▶ _The problem_
Return the lines below exactly, from the first line to the line that contains "import * as". Leave out pictures.

▶ _Information provided_
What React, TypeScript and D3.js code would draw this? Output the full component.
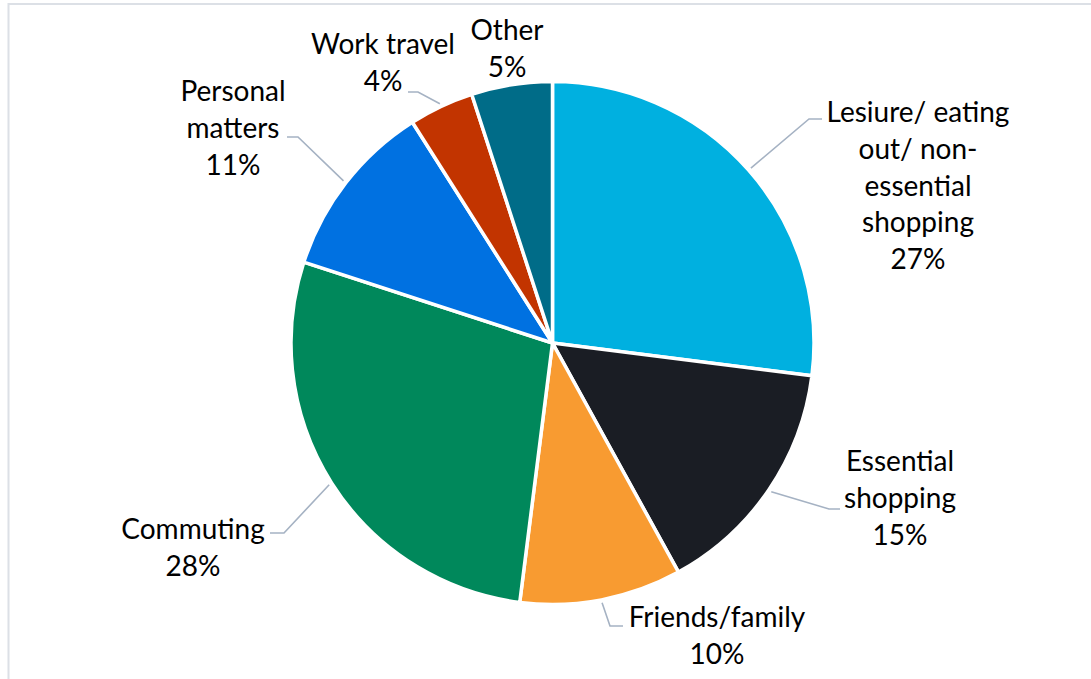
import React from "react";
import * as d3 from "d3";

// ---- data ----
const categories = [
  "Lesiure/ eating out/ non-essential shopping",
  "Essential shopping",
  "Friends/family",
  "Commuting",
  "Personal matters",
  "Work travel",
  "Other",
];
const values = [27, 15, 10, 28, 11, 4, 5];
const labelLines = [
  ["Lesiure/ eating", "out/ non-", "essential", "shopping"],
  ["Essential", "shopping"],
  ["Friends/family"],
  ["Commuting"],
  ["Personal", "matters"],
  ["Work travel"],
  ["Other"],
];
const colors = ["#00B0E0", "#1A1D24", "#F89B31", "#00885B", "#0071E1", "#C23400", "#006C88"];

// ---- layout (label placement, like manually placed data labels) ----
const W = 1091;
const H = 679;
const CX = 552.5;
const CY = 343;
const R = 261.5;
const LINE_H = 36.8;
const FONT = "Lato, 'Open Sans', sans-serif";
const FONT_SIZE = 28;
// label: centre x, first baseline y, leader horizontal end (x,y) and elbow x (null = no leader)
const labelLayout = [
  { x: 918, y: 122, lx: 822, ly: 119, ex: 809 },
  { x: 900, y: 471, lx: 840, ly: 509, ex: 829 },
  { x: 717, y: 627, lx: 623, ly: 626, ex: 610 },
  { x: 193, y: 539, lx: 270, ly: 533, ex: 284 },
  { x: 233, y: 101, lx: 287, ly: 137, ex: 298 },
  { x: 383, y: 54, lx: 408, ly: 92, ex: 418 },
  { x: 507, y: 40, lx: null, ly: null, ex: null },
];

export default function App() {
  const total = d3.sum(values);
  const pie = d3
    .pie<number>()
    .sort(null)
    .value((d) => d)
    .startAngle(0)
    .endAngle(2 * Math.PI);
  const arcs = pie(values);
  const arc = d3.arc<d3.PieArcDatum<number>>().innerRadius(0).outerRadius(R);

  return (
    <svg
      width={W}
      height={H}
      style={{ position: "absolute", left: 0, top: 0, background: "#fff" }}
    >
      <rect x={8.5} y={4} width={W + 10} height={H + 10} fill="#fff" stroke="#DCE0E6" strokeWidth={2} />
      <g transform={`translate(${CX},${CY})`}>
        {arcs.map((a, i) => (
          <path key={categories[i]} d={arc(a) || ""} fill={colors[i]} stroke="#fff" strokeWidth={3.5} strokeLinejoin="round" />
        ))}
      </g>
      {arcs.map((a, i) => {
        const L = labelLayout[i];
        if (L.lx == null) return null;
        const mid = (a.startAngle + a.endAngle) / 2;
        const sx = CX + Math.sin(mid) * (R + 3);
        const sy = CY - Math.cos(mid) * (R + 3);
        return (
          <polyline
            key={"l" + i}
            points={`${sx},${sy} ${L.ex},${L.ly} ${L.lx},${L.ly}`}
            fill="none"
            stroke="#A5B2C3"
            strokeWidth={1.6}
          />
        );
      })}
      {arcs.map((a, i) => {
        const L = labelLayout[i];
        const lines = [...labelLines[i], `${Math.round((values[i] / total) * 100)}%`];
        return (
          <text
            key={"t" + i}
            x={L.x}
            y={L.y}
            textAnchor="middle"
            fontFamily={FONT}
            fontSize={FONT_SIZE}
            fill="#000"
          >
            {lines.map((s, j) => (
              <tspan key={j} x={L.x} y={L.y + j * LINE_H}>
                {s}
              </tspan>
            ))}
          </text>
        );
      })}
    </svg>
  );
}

▶ _Solution_
What React, TypeScript and D3.js code would draw this? Output the full component.
import React from "react";
import * as d3 from "d3";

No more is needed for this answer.